Kjersti Engelstad Stokke at the Share & Use Conference in 2010.

The first time Kjersti involved the students in planning, she spent five with her students in a brainstorming session. Involving students in such a project requires careful planning – you cannot relax and leave everything to the students. For Kjersti, the preliminary work included mapping skill targets, the curriculum, text books and other relevant learning resources.

Highly engaged learners

Kjersti was nominated in the category Creative use of itslearning at the Share & Use Conference in Sandvika, Norway, in 2010. You can read more about the planning on Kjersti’s blog Ceteris Paribus (in Norwegian) where she describes in detail how she involved her students."In order to create engagement and stimulate the pupils' curiosity, I created a poll in itslearning a couple of days before in which I asked what part of the subject they looked forward to," says Kjersti.

The objective of the planning day was to let the students get to know each other, and find out more about the subject content and collaborative writing and discussion tools in itslearning. Another goal was to let them influence what training methods, assessment methods and tools to use in the course.

For the students, the main goal was to prepare a plan for the first twelve weeks of the course. They had their say in almost everything – not only what they should work with; but also how they should work, test dates, and even what kind of assessment to use.

Important discussion tool

The discussion tool proved to be important during the planning, and as an aid to help students get to know each other. Kjersti and her students wrote a short introduction about themselves, including their background and professional interests. After this introduction, the discussions focused on the plan.

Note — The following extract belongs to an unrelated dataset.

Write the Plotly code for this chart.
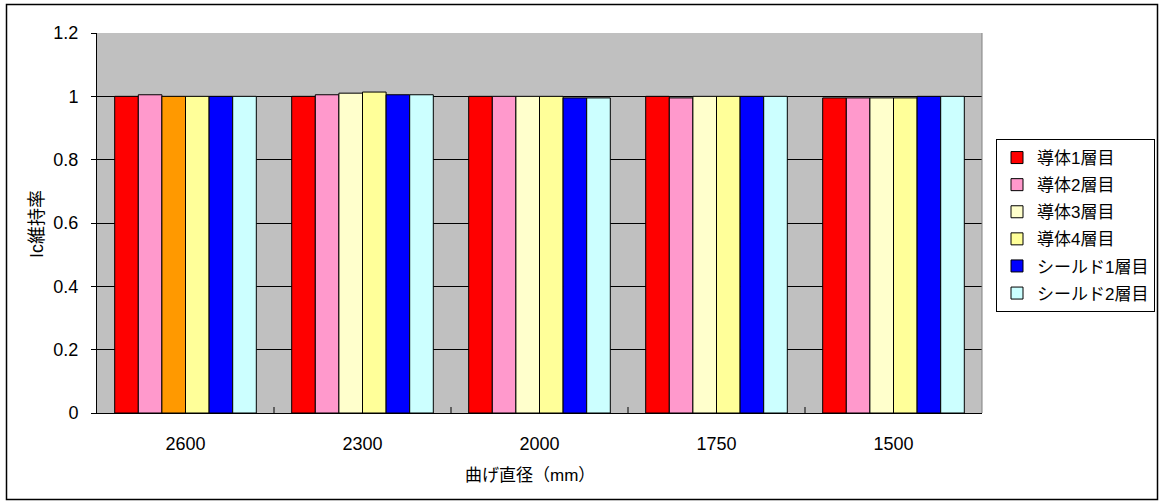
import plotly.graph_objects as go

categories = ["2600", "2300", "2000", "1750", "1500"]
series_names = ["導体1層目", "導体2層目", "導体3層目", "導体4層目", "シールド1層目", "シールド2層目"]
cond1 = [1.000, 1.000, 1.000, 1.000, 0.995]
cond2 = [1.005, 1.005, 1.000, 0.995, 0.995]
cond3 = [1.000, 1.010, 1.000, 1.000, 0.995]
cond4 = [1.000, 1.0135, 1.000, 1.000, 0.995]
shield1 = [1.000, 1.005, 0.995, 1.000, 1.000]
shield2 = [1.000, 1.005, 0.995, 1.000, 1.000]
values = [cond1, cond2, cond3, cond4, shield1, shield2]
colors = ["#FF0000", "#FF99CC", "#FFFFCC", "#FFFF99", "#0000FF", "#CCFFFF"]
cond3_point_colors = ["#FF9900", "#FFFFCC", "#FFFFCC", "#FFFFCC", "#FFFFCC"]

FONT = "Liberation Sans, Arial, Noto Sans CJK JP, sans-serif"

fig = go.Figure()
for i, (name, vals, col) in enumerate(zip(series_names, values, colors)):
    mc = cond3_point_colors if i == 2 else col
    fig.add_trace(go.Bar(
        x=categories, y=vals, name=name,
        marker=dict(color=mc, line=dict(color="#000000", width=1)),
        legendgroup=str(i), offsetgroup=str(i), legendrank=10 * (i + 1),
        showlegend=(i != 2),
    ))
# legend entry for series 3 shown with its regular light-yellow swatch
fig.add_trace(go.Bar(x=[categories[0]], y=[None], name=series_names[2],
                     legendgroup="2", offsetgroup="2", legendrank=30,
                     marker=dict(color=colors[2], line=dict(color="#000000", width=1)),
                     showlegend=True))

L, R, T, B = 97, 982, 33, 413
W, H = 1161, 502
pw, ph = R - L, B - T

def px(x):
    return (x - L) / pw

def py(y):
    return (B - y) / ph

fig.update_layout(
    width=W, height=H,
    margin=dict(l=L, r=W - R, t=T, b=H - B, pad=0, autoexpand=False),
    paper_bgcolor="white",
    plot_bgcolor="#C0C0C0",
    barmode="group",
    bargap=0.2,
    bargroupgap=0,
    font=dict(family=FONT, size=18, color="#000000"),
    showlegend=True,
    legend=dict(
        x=px(996), y=py(139), xanchor="left", yanchor="top",
        bordercolor="#000000", borderwidth=1, bgcolor="white",
        font=dict(family=FONT, size=17),
        traceorder="grouped", tracegroupgap=2,
        itemwidth=30,
    ),
    xaxis=dict(
        showline=True, linecolor="#000000", linewidth=1,
        ticks="", showgrid=False,
        ticklabelstandoff=14,
        tickfont=dict(size=18),
    ),
    yaxis=dict(
        range=[0, 1.2], dtick=0.2, tickformat="~g",
        showline=True, linecolor="#000000", linewidth=1,
        ticks="outside", ticklen=5, tickcolor="#000000",
        ticklabelstandoff=9,
        showgrid=True, gridcolor="#000000", gridwidth=1,
        zeroline=False,
        tickfont=dict(size=18),
    ),
    annotations=[
        dict(text="曲げ直径（mm）", xref="paper", yref="paper",
             x=px(530), y=py(475), xanchor="center", yanchor="middle",
             showarrow=False, font=dict(size=17)),
        dict(text="Ic維持率", xref="paper", yref="paper", textangle=-90,
             x=px(37), y=py(224), xanchor="center", yanchor="middle",
             showarrow=False, font=dict(size=18)),
    ],
    shapes=[
        dict(type="rect", xref="paper", yref="paper",
             x0=px(6.5), x1=px(1157.5), y0=py(499.5), y1=py(4.5),
             line=dict(color="#000000", width=1.5), fillcolor="rgba(0,0,0,0)", layer="below"),
        dict(type="line", xref="paper", yref="paper",
             x0=1, x1=1, y0=0, y1=1, line=dict(color="#808080", width=1)),
    ],
)

# inward category boundary ticks on x axis
for k in range(1, len(categories)):
    fig.add_shape(type="line", xref="x", yref="paper",
                  x0=k - 0.5, x1=k - 0.5, y0=0, y1=py(407),
                  line=dict(color="#000000", width=1))

fig.write_html("out.html", config={"displayModeBar": False},
               post_script="document.body.style.margin='0px';")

"I divided my students into groups of four," Kjersti explains. "I made a discussion for each group and used the permissions to restrict other groups from accessing the discussion, because I believe that students express their opinions more in smaller groups."

The Sandvika teacher sees several advantages with the discussion tool. First of all, the students have to think about what they write – which helps them reflect on the subject content. The fact that other students can read makes them more aware of what they write. And it gives quiet and shy learners are less ‘scary’ forum to express themselves.
At the end of the day, the students evaluated the results with the itslearning survey tool. Kjersti says the results showed that the students appreciated that she involved them in the planning.

External tools integrated with itslearning

It's simple to integrate external tools in itslearning, and Kjersti used several handy tools during the planning. Mind maps – such as Mindmeister – proved useful to gather all the student’s thoughts and suggestions, or to "steer" the discussion in the classroom. Another important internal tool was Google Docs form tool – which can be added as links in itslearning.